“It’s been scientifically proven that…”

I heard it again the other day. At a barbeque a friend added weight to a factoid he was giving me by adding the phrase “It’s been scientifically proven that …”. I’ve had it. I’m ready to happily add this to Jamie’s category of phrases that “makes you sound smart to dumb people but dumb to smart people”.

For people who see science as an infallible source of gospel, this preamble provides heft. Simply spouting these words makes an otherwise ethereal fact materialise, go rock hard and capable of bludgeoning contrary facts into submission. But be warned, if the listener is so easily swayed from five words, I doubt your fact will remain in their head for long.

To someone who is comfortable with science, the statement sets off the bullshit alarm for many reasons. It immediately tells the listener that you are not a scientist because scientists never say it. Also if the fact needs the preamble, it probably means it is counterintuitive and counterintuitive things are more often wrong than right. In addition, whatever statement follows “It’s been scientifically proven that” is probably only a few words long. Such a short fact is probably broad, and if it is broad it’s probably not proven, or even provable. But the ultimate reason is: even if it was scientifically proven, it doesn’t mean it is true.

It is also quite condescending. It translates to “For reasons you can’t understand, the statement is true. Evidently I also don’t understand why it is true, because if I did I surely would have told you why rather than appealing to an ill-defined group of people with no reference.”  So in effect, by appealing to science you use its name in vain. You not only claim absolute truth, you demand that the listener suspend his scepticism.

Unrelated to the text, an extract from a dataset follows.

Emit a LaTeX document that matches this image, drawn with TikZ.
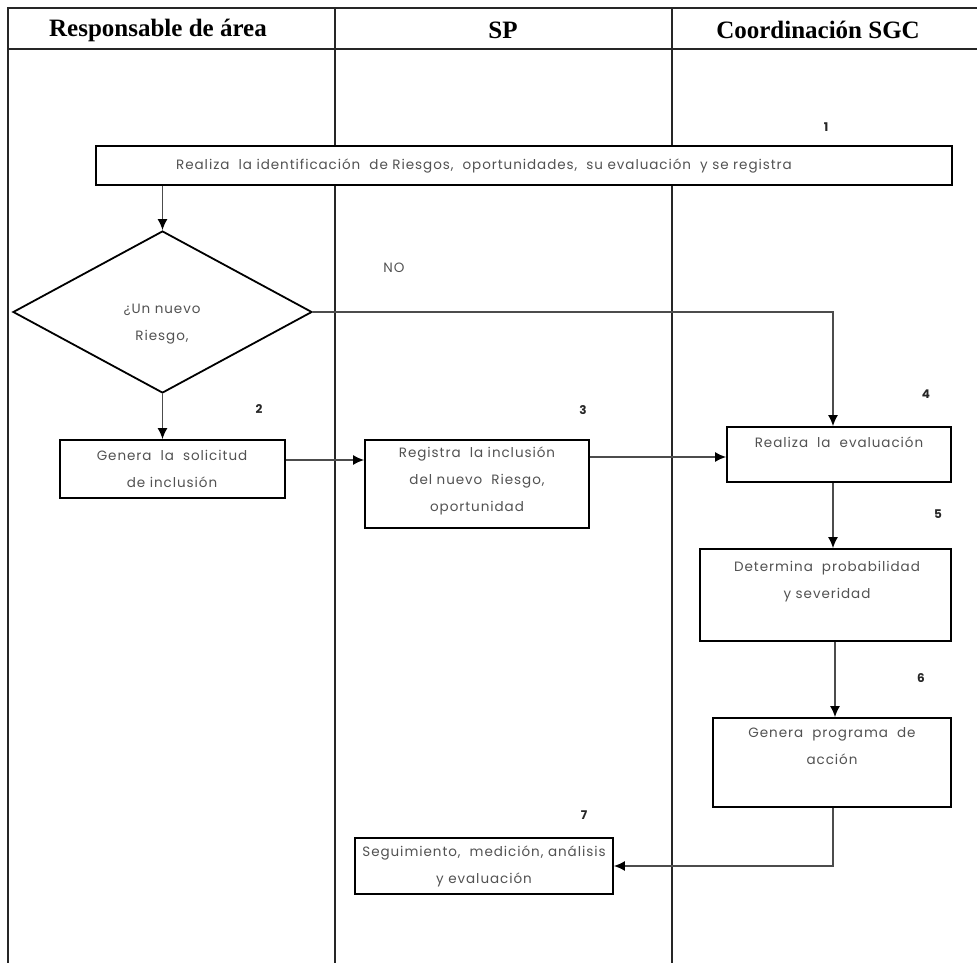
\documentclass[tikz,border=0pt]{standalone}
\usepackage{fontspec}
\setmainfont{Liberation Serif}
\newfontfamily\flowfont[LetterSpace=7]{Poppins}
\newfontfamily\numfont{Poppins}
\usetikzlibrary{shapes.geometric,arrows.meta}

\tikzset{
  tableline/.style={line width=2.2pt, black!85},
  head/.style={font=\fontsize{25}{28}\selectfont\bfseries, inner sep=0pt},
  stepbox/.style={draw=black, line width=1.8pt, fill=white, inner sep=0pt},
  boxtext/.style={font=\flowfont\fontsize{13.5}{27}\selectfont, text=black!68, align=center, inner sep=0pt},
  numlabel/.style={font=\numfont\fontsize{12}{14}\selectfont\bfseries, text=black!85, inner sep=0pt},
  flow/.style={line width=1.4pt, black!70, -{Latex[length=11pt,width=10pt,color=black]}},
}

\begin{document}
\begin{tikzpicture}[x=1pt,y=-1pt]
\useasboundingbox (0,0) rectangle (977,963);

% swimlane table
\draw[tableline] (977,8) -- (8,8) -- (8,963);
\draw[tableline] (8,49) -- (977,49);
\draw[tableline] (335,8) -- (335,963);
\draw[tableline] (672,8) -- (672,963);

\node[head] (h1) at (158,30) {Responsable de área};
\node[head] (h2) at (503,30) {SP};
\node[head] (h3) at (818,30) {Coordinación SGC};

% process boxes
\node[stepbox, minimum width=856pt, minimum height=39pt] (b1) at (524,165.5) {};
\node[stepbox, diamond, minimum width=299pt, minimum height=162pt] (dia) at (162.5,312) {};
\node[stepbox, minimum width=225pt, minimum height=58pt] (b2) at (172.5,469) {};
\node[stepbox, minimum width=224pt, minimum height=88pt] (b3) at (477,484) {};
\node[stepbox, minimum width=224pt, minimum height=55pt] (b4) at (839,454.5) {};
\node[stepbox, minimum width=251pt, minimum height=92pt] (b5) at (825.5,595) {};
\node[stepbox, minimum width=238pt, minimum height=89pt] (b6) at (832,762.5) {};
\node[stepbox, minimum width=258pt, minimum height=56pt] (b7) at (484,866) {};

% box texts
\node[boxtext] (t1) at (484,166) {Realiza\ \ la identificación\ \ de Riesgos,\ \ oportunidades,\ \ su evaluación\ \ y se registra};
\node[boxtext] (td) at (162,324) {¿Un nuevo\\Riesgo,};
\node[boxtext] (t2) at (172,468.5) {Genera\ \ la\ \ solicitud\\de inclusión};
\node[boxtext] (t3) at (477,481) {Registra\ \ la inclusión\\del nuevo\ \ Riesgo,\\oportunidad};
\node[boxtext] (t4) at (839,442) {Realiza\ \ la\ \ evaluación};
\node[boxtext] (t5) at (827,581.5) {Determina\ \ probabilidad\\y severidad};
\node[boxtext] (t6) at (832,746.5) {Genera\ \ programa\ \ de\\acción};
\node[boxtext] (t7) at (484,866.5) {Seguimiento,\ \ medición, análisis\\y evaluación};

% step numbers
\node[numlabel] (n1) at (826,127) {1};
\node[numlabel] (n2) at (259,409) {2};
\node[numlabel] (n3) at (583,410) {3};
\node[numlabel] (n4) at (926,394) {4};
\node[numlabel] (n5) at (938,514) {5};
\node[numlabel] (n6) at (921,678) {6};
\node[numlabel] (n7) at (584,815) {7};
\node[boxtext] (no) at (394,268) {NO};

% connectors
\draw[flow] (b1.south -| dia.north) -- (dia.north);
\draw[flow] (dia.south) -- (b2.north -| dia.south);
\draw[flow] (dia.east) -| (b4.north -| 833,0);
\draw[flow] (b2.east |- 0,460) -- (b3.west |- 0,460);
\draw[flow] (b3.east |- 0,457) -- (b4.west |- 0,457);
\draw[flow] (b4.south -| 833,0) -- (b5.north -| 833,0);
\draw[flow] (b5.south -| 835,0) -- (b6.north -| 835,0);
\draw[flow] (b6.south -| 833,0) |- (b7.east);
\end{tikzpicture}
\end{document}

My suggestion is to never use the phrase. Allow the fact to stand on its own. If it is safe for the listener to remain sceptical, then allow him or her to exercise their sceptical muscles. If it’s not safe for the person to assume it is wrong (e.g. climate change, not vaccinating) then definitely don’t use it. Are you crazy? If a situation is so dire that the person you are talking to at a freaking barbeque really needs to believe it right now, then please do something more convincing than appealing to a higher power.